The President’s move is seen as a deliberate strategy to take charge of his legacy projects, especially the Big Four Agenda, coming just days after a storm in his Central Kenya backyard that he had neglected the region.

Ruto who has been the face of monitoring and commissioning of government projects is reportedly in bad books with the powerful Matiang’i. It remains unclear how the two would relate going forward, with the DP known to be traversing the country nearly every weekend to dish out development goodies.

According to the executive order dated Monday this week, Treasury Cabinet Secretary Henry Rotich will deputise Matiang’i in the Cabinet sub-committee.

Among the central roles of the committee would be to ensure coordinated strategic communication to the public and other stakeholders in the progress of government programmes and projects.

Other functions include monitoring and evaluation of the follow-up mechanism for resources allocated for priority programmes and projects to ensure proper use and realizstion of targeted outcomes.

The committee has been given sweeping powers and could recommend termination of some contracts and recommend legal action in cases where there is presumed loss of public funds.

It will provide “timely guidance on appropriate measures to address challenges constraining effective implementation and delivery of development programmes and projects”.

Reporting to the National Development Implementation and Communication Cabinet Committee is a technical team comprising 14 princiapal secretaries to be known as the National Development Implementation Technical Committee.

Also read:

The committee to be chaired by Interior PS Karanja Kibicho comprises PSs overseeing the Big Four Agenda. It also brings on board Solicitor General Ken Ogeto and Head of Presidential Delivery Unit Nzioka Waita.

The Kibicho led-team will propose budgetary provisions in annual ministerial budgets and medium-term expenditure framework for priority initiatives. The team will also draw up an implementation calendar of critical government projects across the country.

It will also prepare accurate monthly progess reports on government projects and report to the Matiang’i-led Cabinet sub-committee.

At the level of the defunct provincial administration, the President has strengthened the role of regional commissioners, making them chairmen of a new body called Regional Development Implementation Coordination Committee. At this level, the committee will coordinate and supervise the implementation of national government projects being undertaken at the regional level.

“[It will] identify and suggest solutions for bottlenecks that hinder the implementation of national government development programmes and projects within the region,” the order reads.

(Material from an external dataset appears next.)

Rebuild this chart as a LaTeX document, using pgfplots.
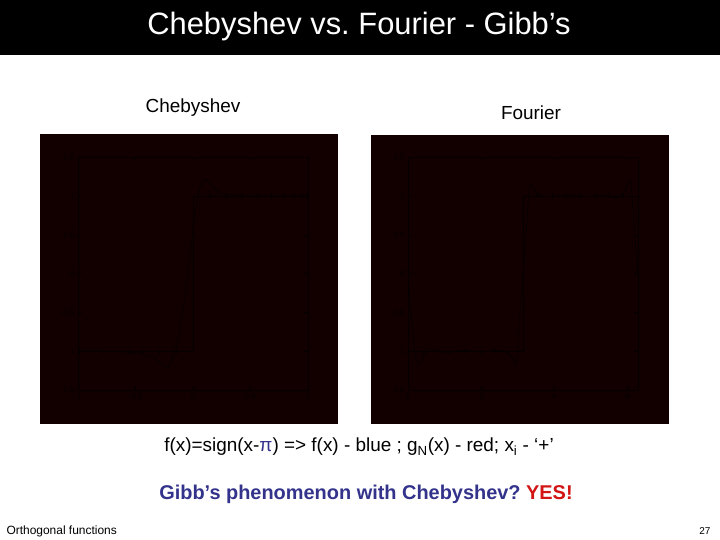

It would comprise all regional directors of ministries and parastatals and a senior director of the presidential delivery unit.

At the county level, there would be the County Development and Implementation Coordination Committee to be chaired by the county commissioner.

To ensure timely implementation of national government projects, the committee will hold forums to foster public participation at the grassroots. And to effectively rally Kenyans behind government development plans, the county commissioners will conduct regular public barazas and Nyumba Kumi to educate the public on the benefits of such projects.

This will involve “accessible avenues for broader public participation and feedback with respect to all national government programmes and projects,” the executive order says.

In a second executive order regarding the management and coordination of national transport and safety, Uhuru moved all NTSA operations to the Interior Ministry.

Late last year, Matiang’i spearheaded a massive crackdown on the chaotic matatu industry and pushed for strict enforcement of the Michuki rules to restore order on Kenyans roads.

Matiang’i’s bold move was interpreted by some quarters as encroaching on the mandate of the Transport ministry. Under the new directive, the Interior Ministry will oversee the registration and licensing of vehicles, inspection, regulation of public service vehicles and implementation of new curriculum for driving schools.

The Transport department will remain with a leaner responsibility, including national roads development policy, mechanical and transport services, as well as policy on axle load control.